THE EXERCISE ::
Exactly reproduce the lines that run from the one containing "Recreate this image" through the one containing "const svg = d3.select('#chart');", ends included, with no pictures.

BEGIN

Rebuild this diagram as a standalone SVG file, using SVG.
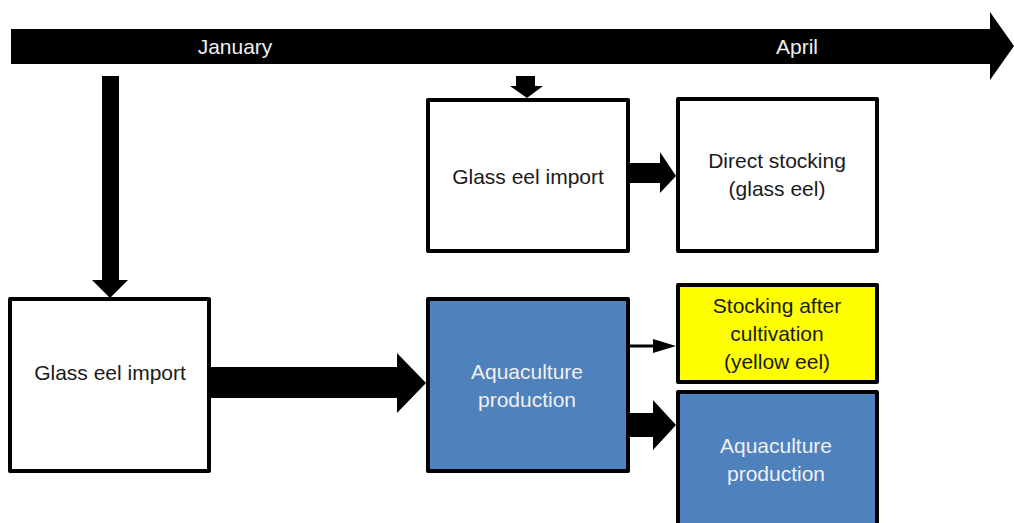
<svg xmlns="http://www.w3.org/2000/svg" width="1014" height="523" viewBox="0 0 1014 523">
  <style>
    .box { stroke: #000; stroke-width: 4; stroke-linejoin: round; }
    .white { fill: #fff; }
    .blue { fill: #4f81bd; }
    .yellow { fill: #ffff00; }
    .arrow { fill: #000; }
    text { font-family: "Liberation Sans", Arial, sans-serif; font-size: 21px; text-anchor: middle; }
    .dark { fill: #1a1a1a; }
    .light { fill: #f0f0f0; }
  </style>

  <!-- timeline -->
  <g id="timeline">
    <path class="arrow" d="M11,29 H990 V12 L1014,46 L990,80 V64 H11 Z"/>
    <text class="light" x="235" y="54">January</text>
    <text class="light" x="797" y="54">April</text>
  </g>

  <!-- connectors -->
  <g id="connectors">
    <!-- January down to left import -->
    <path class="arrow" d="M102,76 H119 V280 H128 L110,298 L92,280 H102 Z"/>
    <!-- timeline down to top import -->
    <path class="arrow" d="M516,76 H535 V86 H543 L527,98 L510,86 H516 Z"/>
    <!-- top import to direct stocking -->
    <path class="arrow" d="M630,163 H660 V152 L676,176 L660,193 V183 H630 Z"/>
    <!-- left import to aquaculture -->
    <path class="arrow" d="M211,367 H397 V353 L426,383 L397,413 V398 H211 Z"/>
    <!-- aquaculture to yellow eel stocking -->
    <path class="arrow" d="M630,344.5 H653 V339 L676,346 L653,353 V347.5 H630 Z"/>
    <!-- aquaculture to aquaculture -->
    <path class="arrow" d="M630,413 H653 V400 L676,425 L653,450 V437 H630 Z"/>
  </g>

  <g id="import-left">
    <rect class="box white" x="10" y="299" width="199" height="172"/>
    <text class="dark" x="110" y="380">Glass eel import</text>
  </g>

  <g id="import-top">
    <rect class="box white" x="428" y="100" width="200" height="151"/>
    <text class="dark" x="528" y="184">Glass eel import</text>
  </g>

  <g id="direct-stocking">
    <rect class="box white" x="678" y="99" width="199" height="152"/>
    <text class="dark" x="777" y="168">Direct stocking</text>
    <text class="dark" x="777" y="196">(glass eel)</text>
  </g>

  <g id="aquaculture-mid">
    <rect class="box blue" x="428" y="299" width="200" height="172"/>
    <text class="light" x="527" y="379">Aquaculture</text>
    <text class="light" x="527" y="407">production</text>
  </g>

  <g id="stocking-yellow">
    <rect class="box yellow" x="678" y="285" width="199" height="97"/>
    <text class="dark" x="777" y="313">Stocking after</text>
    <text class="dark" x="777" y="341">cultivation</text>
    <text class="dark" x="777" y="369">(yellow eel)</text>
  </g>

  <g id="aquaculture-right">
    <rect class="box blue" x="678" y="392" width="199" height="140"/>
    <text class="light" x="776" y="453">Aquaculture</text>
    <text class="light" x="776" y="481">production</text>
  </g>
</svg>
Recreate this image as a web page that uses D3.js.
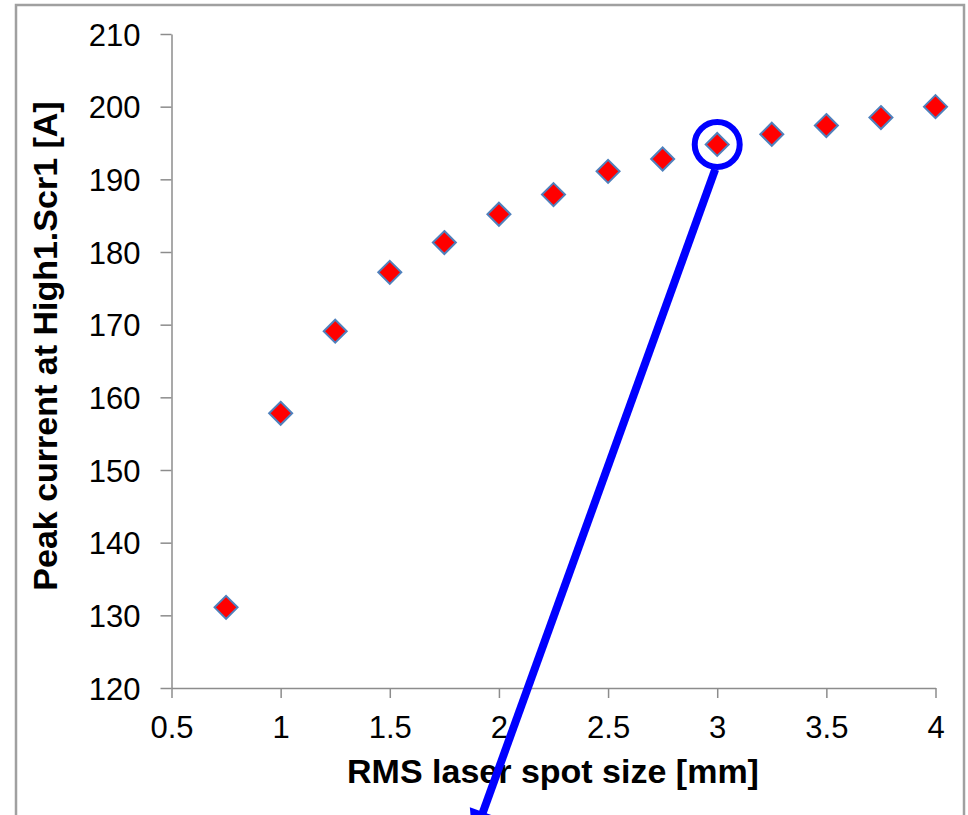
<!DOCTYPE html>
<html>
<head>
<meta charset="utf-8">
<script src="https://cdn.jsdelivr.net/npm/d3@7"></script>
<style>
  html, body { margin: 0; padding: 0; background: #fff; }
  svg { display: block; font-family: "Liberation Sans", Arial, sans-serif; }
</style>
</head>
<body>
<svg id="chart" width="968" height="815"></svg>
<script>
// spot size [mm] and peak current [A]
const spotSize = [0.75, 1, 1.25, 1.5, 1.75, 2, 2.25, 2.5, 2.75, 3, 3.25, 3.5, 3.75, 4];
const peakCurrent = [131.1, 157.8, 169.1, 177.2, 181.3, 185.2, 187.9, 191.1, 192.8, 194.8, 196.2, 197.4, 198.5, 200.0];
const xTicks = [0.5, 1, 1.5, 2, 2.5, 3, 3.5, 4];
const yTicks = [120, 130, 140, 150, 160, 170, 180, 190, 200, 210];
const highlightX = 3;

const axisColor = '#8c8c8c';

const svg = d3.select('#chart');

// outer frame
svg.append('rect')
    .attr('x', 16).attr('y', 5)
    .attr('width', 948).attr('height', 840)
    .attr('fill', 'none')
    .attr('stroke', '#a0a0a0')
    .attr('stroke-width', 2.5);

const x = d3.scaleLinear().domain([0.5, 4]).range([171.5, 935.5]);
const y = d3.scaleLinear().domain([120, 210]).range([688, 34]);

// y axis
const gy = svg.append('g')
    .attr('transform', 'translate(171.5,0)')
    .call(d3.axisLeft(y).tickValues(yTicks).tickSize(11).tickPadding(20).tickSizeOuter(0));
// x axis
const gx = svg.append('g')
    .attr('transform', 'translate(0,688)')
    .call(d3.axisBottom(x).tickValues(xTicks).tickSize(10).tickPadding(18).tickSizeOuter(0)
        .tickFormat(d3.format('')));

[gx, gy].forEach(g => {
    g.selectAll('path, line').attr('stroke', axisColor).attr('stroke-width', 1.5);
    g.selectAll('text')
        .attr('fill', '#000')
        .style('font-size', '31px')
        .style('font-family', '"Liberation Sans", Arial, sans-serif');
});
gy.selectAll('text').attr('dy', '0.36em');

// axis titles
svg.append('text')
    .attr('x', 553).attr('y', 783)
    .attr('text-anchor', 'middle')
    .style('font-size', '34px').style('font-weight', 'bold')
    .text('RMS laser spot size [mm]');

svg.append('text')
    .attr('transform', 'translate(57,346) rotate(-90)')
    .attr('text-anchor', 'middle')
    .style('font-size', '34px').style('font-weight', 'bold')
    .text('Peak current at High1.Scr1 [A]');

// diamond markers
const data = spotSize.map((s, i) => ({ s: s, c: peakCurrent[i] }));
svg.append('g').selectAll('path')
    .data(data)
    .enter().append('path')
    .attr('d', 'M0,-11.5L11.5,0L0,11.5L-11.5,0Z')
    .attr('transform', d => `translate(${x(d.s)},${y(d.c)})`)
    .attr('fill', '#ff0000')
    .attr('stroke', '#4f81bd')
    .attr('stroke-width', 2);

// annotation: circle + arrow line
const hi = data.find(d => d.s === highlightX);
const cx = x(hi.s), cy = y(hi.c);
svg.append('circle')
    .attr('cx', cx).attr('cy', cy)
    .attr('r', 22.5)
    .attr('fill', 'none')
    .attr('stroke', '#0000ff')
    .attr('stroke-width', 6);

const x0 = cx - 2, y0 = cy + 25;
const x1 = 483, y1 = 812;
const ux = (x1 - x0), uy = (y1 - y0);
const len = Math.hypot(ux, uy);
const dx = ux / len, dy = uy / len;
const tipX = x1 + dx * 30, tipY = y1 + dy * 30;
svg.append('line')
    .attr('x1', x0).attr('y1', y0)
    .attr('x2', tipX - dx * 10).attr('y2', tipY - dy * 10)
    .attr('stroke', '#0000ff')
    .attr('stroke-width', 8);
// arrowhead (mostly cut off at the bottom edge)
const px = -dy, py = dx;
svg.append('path')
    .attr('d', `M${x1 + px * 14},${y1 + py * 14}L${tipX},${tipY}L${x1 - px * 14},${y1 - py * 14}Z`)
    .attr('fill', '#0000ff');
</script>
</body>
</html>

END

CORRECT OUTPUT ::
Recreate this image as a web page that uses D3.js.
<!DOCTYPE html>
<html>
<head>
<meta charset="utf-8">
<script src="https://cdn.jsdelivr.net/npm/d3@7"></script>
<style>
  html, body { margin: 0; padding: 0; background: #fff; }
  svg { display: block; font-family: "Liberation Sans", Arial, sans-serif; }
</style>
</head>
<body>
<svg id="chart" width="968" height="815"></svg>
<script>
// spot size [mm] and peak current [A]
const spotSize = [0.75, 1, 1.25, 1.5, 1.75, 2, 2.25, 2.5, 2.75, 3, 3.25, 3.5, 3.75, 4];
const peakCurrent = [131.1, 157.8, 169.1, 177.2, 181.3, 185.2, 187.9, 191.1, 192.8, 194.8, 196.2, 197.4, 198.5, 200.0];
const xTicks = [0.5, 1, 1.5, 2, 2.5, 3, 3.5, 4];
const yTicks = [120, 130, 140, 150, 160, 170, 180, 190, 200, 210];
const highlightX = 3;

const axisColor = '#8c8c8c';

const svg = d3.select('#chart');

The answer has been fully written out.